In the Nation in 1885, the prominent biographer Gamaliel Bradford—descended from the Governor William Bradford of Plymouth Colony, the sixth of ultimately seven consecutive Gamaliel Bradfords in an unbroken line—reviewed Wilson’s tract, Congressional Government: “We have no hesitation in saying that this is one of the most important books, dealing with political subjects, which have ever issued from the American press.” After Wilson was elected president on this day in 1912, The Nation wrote in an editorial:
Though Gov. Wilson’s election to the Presidency was expected by all men able to view the political situation coolly, the extent of his victory impresses the imagination. Let no man say that his success was undeserved. He had a magnificent opportunity, but he seized it magnificently. Deliberately marking out the lines of his campaign, he clung to them tenaciously, and by the dignity and force of his speeches, the sagacity of his judgment, and the manliness of his bearing, held his party together in the face of a formidable raider, and won the support of thousands of Republicans and independents. This is a shining achievement….

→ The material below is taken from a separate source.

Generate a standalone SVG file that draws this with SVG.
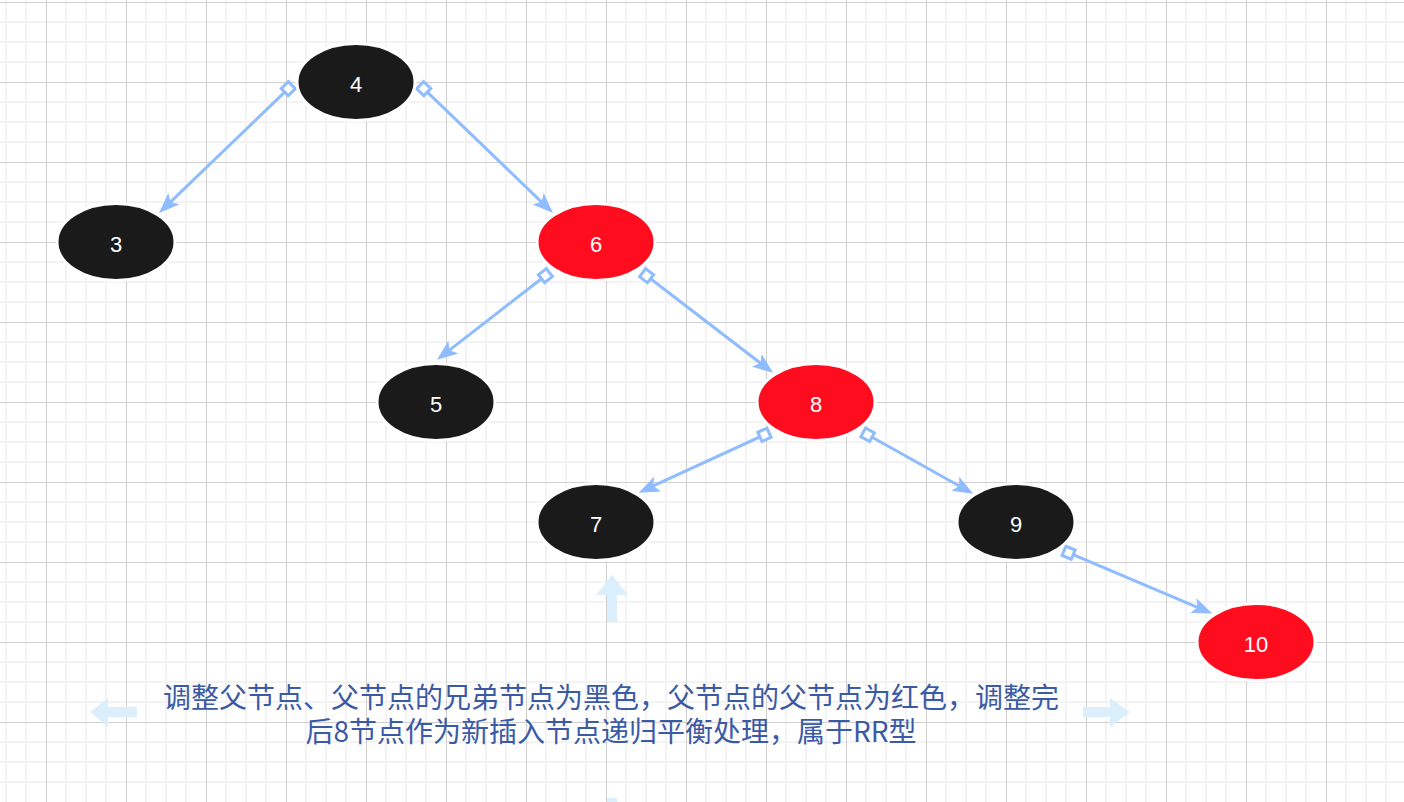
<svg xmlns="http://www.w3.org/2000/svg" width="1404" height="802" viewBox="0 0 1404 802">
  <defs>
    <pattern id="grid" patternUnits="userSpaceOnUse" x="46" y="2" width="80" height="80">
      <rect x="0" y="0" width="80" height="80" fill="#ffffff"/>
      <rect x="19" y="0" width="2" height="80" fill="#f3f3f3"/>
      <rect x="39" y="0" width="2" height="80" fill="#f3f3f3"/>
      <rect x="59" y="0" width="2" height="80" fill="#f3f3f3"/>
      <rect x="0" y="19" width="80" height="2" fill="#f3f3f3"/>
      <rect x="0" y="39" width="80" height="2" fill="#f3f3f3"/>
      <rect x="0" y="59" width="80" height="2" fill="#f3f3f3"/>
      <rect x="0" y="0" width="1" height="80" fill="#d0d0d0"/>
      <rect x="0" y="0" width="80" height="1" fill="#d0d0d0"/>
    </pattern>
    <marker id="sq" markerUnits="userSpaceOnUse" viewBox="-3 -8 16 16" markerWidth="16" markerHeight="16" refX="0" refY="0" orient="auto" overflow="visible">
      <path d="M-1,-5 L9,-5 L9,5 L-1,5 Z" fill="#ffffff" stroke="#8fbbff" stroke-width="3"/>
    </marker>
    <marker id="arr" markerUnits="userSpaceOnUse" viewBox="-2 -9 22 18" markerWidth="22" markerHeight="18" refX="4" refY="0" orient="auto" overflow="visible">
      <path d="M0,-7 L18,0 L0,7 L4,0 Z" fill="#8fbbff" stroke="#8fbbff" stroke-width="1" stroke-linejoin="miter"/>
    </marker>
    <style>
      .edge { fill: none; stroke: #8fbbff; stroke-width: 3; marker-start: url(#sq); marker-end: url(#arr); }
      .blk { fill: #1a1a1a; stroke: #ffffff; stroke-width: 3; }
      .red { fill: #ff0d1e; stroke: #ffffff; stroke-width: 3; }
      .lbl { font-family: "Liberation Sans", Arial, sans-serif; font-size: 22px; fill: #ffffff; text-anchor: middle; }
      .note { font-family: "Noto Sans CJK SC", "Liberation Sans", sans-serif; font-size: 28px; fill: #3b5aa6; text-anchor: middle; }
      .hint { fill: #dbeefb; }
    </style>
  </defs>

  <rect x="0" y="0" width="1404" height="802" fill="url(#grid)"/>

  <g id="connectors">
    <path class="edge" d="M291.2,85.9 L170.1,202.3"/>
    <path class="edge" d="M420.8,85.9 L541.9,202.3"/>
    <path class="edge" d="M548.6,273.2 L449.1,350.4"/>
    <path class="edge" d="M643.4,273.3 L760.9,363.5"/>
    <path class="edge" d="M768.1,433.1 L652.7,486.2"/>
    <path class="edge" d="M864.1,432.8 L959.8,486.2"/>
    <path class="edge" d="M1064.9,551.2 L1198.1,607.6"/>
  </g>

  <g id="node-4">
    <ellipse class="blk" cx="356" cy="82" rx="59" ry="38.5"/>
    <text class="lbl" x="356" y="92">4</text>
  </g>
  <g id="node-3">
    <ellipse class="blk" cx="116" cy="242" rx="59" ry="38.5"/>
    <text class="lbl" x="116" y="252">3</text>
  </g>
  <g id="node-6">
    <ellipse class="red" cx="596" cy="242" rx="59" ry="38.5"/>
    <text class="lbl" x="596" y="252">6</text>
  </g>
  <g id="node-5">
    <ellipse class="blk" cx="436" cy="402" rx="59" ry="38.5"/>
    <text class="lbl" x="436" y="412">5</text>
  </g>
  <g id="node-8">
    <ellipse class="red" cx="816" cy="402" rx="59" ry="38.5"/>
    <text class="lbl" x="816" y="412">8</text>
  </g>
  <g id="node-7">
    <ellipse class="blk" cx="596" cy="522" rx="59" ry="38.5"/>
    <text class="lbl" x="596" y="532">7</text>
  </g>
  <g id="node-9">
    <ellipse class="blk" cx="1016" cy="522" rx="59" ry="38.5"/>
    <text class="lbl" x="1016" y="532">9</text>
  </g>
  <g id="node-10">
    <ellipse class="red" cx="1256" cy="642" rx="59" ry="38.5"/>
    <text class="lbl" x="1256" y="652">10</text>
  </g>

  <g id="hint-arrows">
    <path class="hint" d="M612,575 L628,595 L617,595 L617,622 L607,622 L607,595 L596,595 Z"/>
    <path class="hint" d="M90,712 L108,698 L108,707 L137,707 L137,717 L108,717 L108,727 Z"/>
    <path class="hint" d="M1130,712 L1110,698 L1110,707 L1083,707 L1083,717 L1110,717 L1110,727 Z"/>
    <path class="hint" d="M607,798 L617,798 L617,830 L607,830 Z"/>
  </g>

  <g id="note">
    <text class="note" x="611" y="708">调整父节点、父节点的兄弟节点为黑色，父节点的父节点为红色，调整完</text>
    <text class="note" x="611" y="742">后8节点作为新插入节点递归平衡处理，属于RR型</text>
  </g>
</svg>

But with the same vote by which Gov. Wilson’s wonderful success has been attained, solemn warning has been given. It is not an hour for foolish elation. No man perceives this more clearly than Woodrow Wilson. His earliest words are all of deep responsibility, and of the sobering which such a victory as his carries with it. We may be sure that no eye is keener than his to read the signs in the political heavens. He sees the breaking up of the great deep in this election. Party allegiance was trampled upon. In the casting of ballots impatience visibly went with hope, imperious demands for the future alongside condign punishment for the past. The vast and fluctuating electorate stands ready to inflict its dire penalties upon Democratic failure. Gov. Wilson must be fully aware of all this. He must understand perfectly, for example, what courage and strength of will and calmness under obloquy he will need in order to prevent the party victory from being transmuted into a swinish rush for spoils. This would infallibly lead down a steep place into the sea.